Janina: Suggest last "and" should be "or"

<KimD> +1

<Jemma> I agree with "or" insteand of "and"

<Rachael> I agree with or

<Zakim> JF, you wanted to ask how user-research is measured

John F: Agree that user research would be incorporated, but not sure how it would be measured. We certainly use it, but how to measure?

<Jemma> may be "usability testing"?

Jeanne: When drafted, people who recommended its inclusion had recommendations on how to measure. Haven't written guidelines yet and as a result haven't delved into the details.

<CharlesHall> +1 to JF

John F: Suggest replacing "measure" with "evaluation"

<Lauriat> +1 to Jemma, should read "usability" rather than "user"

<JakeAbma> +1 to evaluation

<KimD> I'm fine with "measurement" because it's "such as"

Janina: Doesn't bother me, as its a requirements document with examples. Not suggesting that all will be used.

<Zakim> sajkaj, you wanted to respond to jf

<Zakim> Rachael, you wanted to talk to user research question

<CharlesHall> user research and usability testing are both appropriate. user testing is not.

<Lauriat> +1 to Charles, that exactly.

Rachael: History on "user research"...usability testing does not include heuristic evaluation. May have landed on "user testing" as terminology but we should agree on terminology and use consistently.

Jeanne: We don't test users...

<Fazio> I feel like user research is an umbrella term

<Fazio> it includes multiple testing methods

Jake: I was wondering if current approach is set in stone.

<Rachael> Charles, I agree with you but we may want to put a discussion on the to do list. The current glossary (https://w3c.github.io/silver/guidelines/#glossary) includes "User testing Evaluation of content by observation of how users with specific functional needs are able to complete a process and how the content meets the relevant outcomes."

<JF> @ KimD - "such as" is not included in the sentence in question - implied, but not written

Jake: or do we have opportunity to propose Silver as a set of documents with technical documents, user needs, etc.? If so, sentence might be applicable to those documents.

Jeanne: This is a FWPD, nothing is set in stone. We are in early stages.

Janina: I'd suggest that the subject of the sentence is guidelines.

Jake: First three words are for guidance.

Jeanne: Should we not include?

Jake: Needs to be part of it, but scope might be expanded.

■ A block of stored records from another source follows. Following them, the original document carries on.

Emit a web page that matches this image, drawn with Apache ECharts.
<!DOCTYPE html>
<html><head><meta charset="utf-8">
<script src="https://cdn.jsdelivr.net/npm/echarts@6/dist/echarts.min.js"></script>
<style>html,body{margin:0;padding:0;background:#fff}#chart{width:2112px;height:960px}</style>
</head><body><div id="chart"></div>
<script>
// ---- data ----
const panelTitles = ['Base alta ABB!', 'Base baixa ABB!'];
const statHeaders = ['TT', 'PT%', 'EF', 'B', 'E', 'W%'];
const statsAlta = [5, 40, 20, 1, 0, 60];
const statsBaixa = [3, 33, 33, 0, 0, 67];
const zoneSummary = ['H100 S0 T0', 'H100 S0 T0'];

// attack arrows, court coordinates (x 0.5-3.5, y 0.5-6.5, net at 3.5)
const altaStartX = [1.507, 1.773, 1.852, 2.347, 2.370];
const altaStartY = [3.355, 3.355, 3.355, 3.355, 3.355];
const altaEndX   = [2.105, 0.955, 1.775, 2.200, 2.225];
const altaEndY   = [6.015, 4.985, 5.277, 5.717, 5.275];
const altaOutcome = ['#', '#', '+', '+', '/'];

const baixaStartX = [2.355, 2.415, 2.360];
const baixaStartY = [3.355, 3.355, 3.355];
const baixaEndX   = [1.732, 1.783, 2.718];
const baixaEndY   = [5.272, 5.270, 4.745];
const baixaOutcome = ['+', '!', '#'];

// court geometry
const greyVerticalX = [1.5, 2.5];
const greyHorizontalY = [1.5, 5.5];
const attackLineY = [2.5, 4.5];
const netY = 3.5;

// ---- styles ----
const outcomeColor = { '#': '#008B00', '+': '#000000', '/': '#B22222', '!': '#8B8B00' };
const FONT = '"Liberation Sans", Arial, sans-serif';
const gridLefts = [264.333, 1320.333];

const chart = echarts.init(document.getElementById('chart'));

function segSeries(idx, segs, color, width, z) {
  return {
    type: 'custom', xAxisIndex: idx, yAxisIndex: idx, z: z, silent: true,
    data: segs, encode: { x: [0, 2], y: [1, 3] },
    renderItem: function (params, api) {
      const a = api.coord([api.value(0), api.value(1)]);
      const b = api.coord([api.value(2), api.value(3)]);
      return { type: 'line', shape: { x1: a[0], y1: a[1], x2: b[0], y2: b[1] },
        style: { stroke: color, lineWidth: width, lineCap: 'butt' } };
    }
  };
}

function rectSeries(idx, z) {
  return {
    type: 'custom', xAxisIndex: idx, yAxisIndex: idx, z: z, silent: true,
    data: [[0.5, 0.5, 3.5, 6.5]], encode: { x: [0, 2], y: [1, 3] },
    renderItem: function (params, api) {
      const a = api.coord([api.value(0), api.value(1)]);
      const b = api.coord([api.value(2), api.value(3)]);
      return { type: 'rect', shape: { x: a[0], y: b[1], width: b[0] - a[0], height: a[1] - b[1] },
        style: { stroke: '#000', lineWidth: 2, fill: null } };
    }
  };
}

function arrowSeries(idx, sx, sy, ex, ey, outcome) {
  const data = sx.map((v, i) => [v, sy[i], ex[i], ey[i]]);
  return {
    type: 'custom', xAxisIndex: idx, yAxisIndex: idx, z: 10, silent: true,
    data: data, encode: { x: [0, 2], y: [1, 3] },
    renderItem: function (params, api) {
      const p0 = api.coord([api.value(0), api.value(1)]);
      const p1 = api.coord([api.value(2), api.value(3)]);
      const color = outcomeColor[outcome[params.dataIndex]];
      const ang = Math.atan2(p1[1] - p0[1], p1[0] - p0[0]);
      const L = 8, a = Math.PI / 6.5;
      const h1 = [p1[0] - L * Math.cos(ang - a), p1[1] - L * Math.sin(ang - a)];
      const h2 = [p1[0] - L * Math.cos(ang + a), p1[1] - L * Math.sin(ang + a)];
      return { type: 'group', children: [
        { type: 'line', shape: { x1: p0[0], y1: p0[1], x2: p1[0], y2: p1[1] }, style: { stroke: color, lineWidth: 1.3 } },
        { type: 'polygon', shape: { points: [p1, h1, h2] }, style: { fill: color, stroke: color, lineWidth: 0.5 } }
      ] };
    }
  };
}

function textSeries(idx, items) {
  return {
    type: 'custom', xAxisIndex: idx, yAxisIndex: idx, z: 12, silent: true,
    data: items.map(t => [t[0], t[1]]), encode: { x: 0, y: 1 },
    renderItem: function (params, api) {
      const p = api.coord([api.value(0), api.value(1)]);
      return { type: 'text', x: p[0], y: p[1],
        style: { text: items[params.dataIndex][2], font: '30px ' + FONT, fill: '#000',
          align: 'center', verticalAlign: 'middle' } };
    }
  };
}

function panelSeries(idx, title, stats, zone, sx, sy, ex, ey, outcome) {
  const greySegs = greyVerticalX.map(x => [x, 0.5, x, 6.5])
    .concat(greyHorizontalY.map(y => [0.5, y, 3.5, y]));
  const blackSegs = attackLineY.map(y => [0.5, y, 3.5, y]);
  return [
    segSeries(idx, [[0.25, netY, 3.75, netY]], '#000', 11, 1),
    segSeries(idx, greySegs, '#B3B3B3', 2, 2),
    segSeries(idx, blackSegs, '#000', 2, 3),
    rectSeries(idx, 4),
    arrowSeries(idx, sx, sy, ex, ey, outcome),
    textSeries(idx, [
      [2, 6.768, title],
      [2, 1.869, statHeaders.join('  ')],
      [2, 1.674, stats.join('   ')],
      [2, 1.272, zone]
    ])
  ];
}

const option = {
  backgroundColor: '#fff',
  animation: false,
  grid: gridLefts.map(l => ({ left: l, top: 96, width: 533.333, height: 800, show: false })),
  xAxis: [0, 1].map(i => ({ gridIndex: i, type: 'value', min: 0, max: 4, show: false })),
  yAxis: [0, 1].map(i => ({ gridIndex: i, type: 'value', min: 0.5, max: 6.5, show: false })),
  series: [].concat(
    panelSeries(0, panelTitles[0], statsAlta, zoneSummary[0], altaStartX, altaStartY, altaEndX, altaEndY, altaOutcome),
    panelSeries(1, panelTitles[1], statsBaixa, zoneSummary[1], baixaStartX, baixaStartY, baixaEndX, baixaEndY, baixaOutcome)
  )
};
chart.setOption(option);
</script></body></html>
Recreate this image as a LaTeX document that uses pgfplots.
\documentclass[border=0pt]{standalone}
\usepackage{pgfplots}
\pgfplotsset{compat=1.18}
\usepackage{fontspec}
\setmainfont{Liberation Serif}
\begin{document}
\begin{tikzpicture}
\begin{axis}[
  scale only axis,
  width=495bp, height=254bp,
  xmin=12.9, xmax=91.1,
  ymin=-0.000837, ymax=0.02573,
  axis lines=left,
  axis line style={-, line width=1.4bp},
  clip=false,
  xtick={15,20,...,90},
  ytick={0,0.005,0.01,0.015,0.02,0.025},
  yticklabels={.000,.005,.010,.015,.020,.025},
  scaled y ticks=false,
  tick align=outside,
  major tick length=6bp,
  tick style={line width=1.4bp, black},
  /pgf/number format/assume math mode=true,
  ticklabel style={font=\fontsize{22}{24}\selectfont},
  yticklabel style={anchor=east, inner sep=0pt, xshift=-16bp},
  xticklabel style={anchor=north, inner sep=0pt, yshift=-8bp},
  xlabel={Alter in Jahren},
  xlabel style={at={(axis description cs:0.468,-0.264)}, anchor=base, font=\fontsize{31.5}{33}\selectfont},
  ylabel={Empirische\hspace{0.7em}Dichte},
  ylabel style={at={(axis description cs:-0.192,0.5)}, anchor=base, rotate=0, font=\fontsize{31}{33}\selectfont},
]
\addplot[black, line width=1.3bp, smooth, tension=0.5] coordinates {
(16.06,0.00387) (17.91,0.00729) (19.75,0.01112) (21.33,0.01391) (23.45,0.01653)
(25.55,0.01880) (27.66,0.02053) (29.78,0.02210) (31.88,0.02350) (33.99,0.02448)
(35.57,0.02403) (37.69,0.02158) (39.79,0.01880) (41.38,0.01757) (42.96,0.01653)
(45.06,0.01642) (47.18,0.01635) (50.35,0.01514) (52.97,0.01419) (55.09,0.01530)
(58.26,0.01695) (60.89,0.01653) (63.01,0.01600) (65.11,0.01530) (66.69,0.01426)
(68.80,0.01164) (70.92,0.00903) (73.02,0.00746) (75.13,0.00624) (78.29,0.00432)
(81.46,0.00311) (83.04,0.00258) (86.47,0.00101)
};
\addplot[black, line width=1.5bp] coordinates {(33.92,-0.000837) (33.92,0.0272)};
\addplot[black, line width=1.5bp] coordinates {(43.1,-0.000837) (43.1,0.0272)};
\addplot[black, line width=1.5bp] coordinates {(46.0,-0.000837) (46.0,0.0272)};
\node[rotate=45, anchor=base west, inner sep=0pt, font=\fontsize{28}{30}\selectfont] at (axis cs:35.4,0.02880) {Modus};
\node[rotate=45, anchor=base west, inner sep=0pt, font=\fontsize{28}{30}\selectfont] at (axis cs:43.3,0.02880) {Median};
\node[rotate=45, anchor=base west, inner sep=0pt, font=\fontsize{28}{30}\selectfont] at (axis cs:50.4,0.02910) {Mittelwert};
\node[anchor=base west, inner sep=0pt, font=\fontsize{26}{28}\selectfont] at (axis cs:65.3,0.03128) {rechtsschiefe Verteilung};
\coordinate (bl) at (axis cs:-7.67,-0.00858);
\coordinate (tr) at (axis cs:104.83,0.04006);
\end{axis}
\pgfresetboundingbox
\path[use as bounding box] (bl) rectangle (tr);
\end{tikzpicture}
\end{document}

Wilco: Wonder if we can remove "procedures". In ACT, procedures are problematic to include because there are many ways to test. What matters are the results.

<JF> +1 to Wilco

Wilco: Otherwise, we may need a conversation about why procedures are bad.

<sajkaj> No objection to Wilco here

<Fazio> Maturity!

Jeanne: I believe "procedures" is there to leave us opening for more user research-oriented and maturity-oriented guidance. May not be in bronze level regulatory section, but could be in Silver or Gold levels.
… In that case, we could include "procedures".

Wilco: Would still recommend against it.

John F: How do we measure user research?

Janina: Why do we need to specify that in a requirements document?

<Fazio> User reseach includes usability testing

John F: "User research" is an important term in that sentence.

<Fazio> multiple ways of usability testing

Janina: If we specify a way to conform based on working with user testing, we'd need to specify many things. Its just an example of ways to evaluate.
… Its exemplary, no more.

John F: Don't know how you measure some of these things.

Janina: Its not what we are doing now.

David: The term includes brain wave mapping, eye tracking studies...abstract concepts whereas "user research" is more subjective. Its an umbrella term that covers many types of testing.
… Covers cognitive disabilities and more difficult concepts to handle.

Rachael: Acknowledge the concerns. We have concepts of measuring vs. evaluating. User research includes measurable pieces but also concepts that are more difficult to measure. We can change to "evaluating" or keep "measuring" but replace "user research" with "user testing".

<JF> +1 to Rachael, with a preference for using 'evaluate'

Jeanne: From academic viewpoint, what is the difference between measuring and evaluating? The terms seem synonymous.

Rachael: Evaluating doesn't have a clear scale.

<CharlesHall> evaluating = review. measure = tally the reuslts of the review.

Rachael: Measuring is more specific than evaluating.

Andrew: Measuring can be done with a tool. Evaluating involves judgment/subjective perspective.

<JF> Oxfored Dictionary: verb - form an idea of the amount, number, or value of; assess.

Jeanne: Thank you. I'm fine with changing to "evaluating".

<Rachael> s/ with "user testing / with "usability testing"

<jeanne> Propossed change: All Silver guidance includes tests or procedures. Some guidance may use true/false verification but other guidance will use other ways of evaluating (for example: rubrics, sliding scale, task-completion, user research with people with disabilities, and more) where appropriate so that more needs of people with disabilities may be included. This includes particular attention

<jeanne> to people whose needs may better be met with a broad testing approach, such as people with low vision, limited vision, or cognitive and learning disabilities.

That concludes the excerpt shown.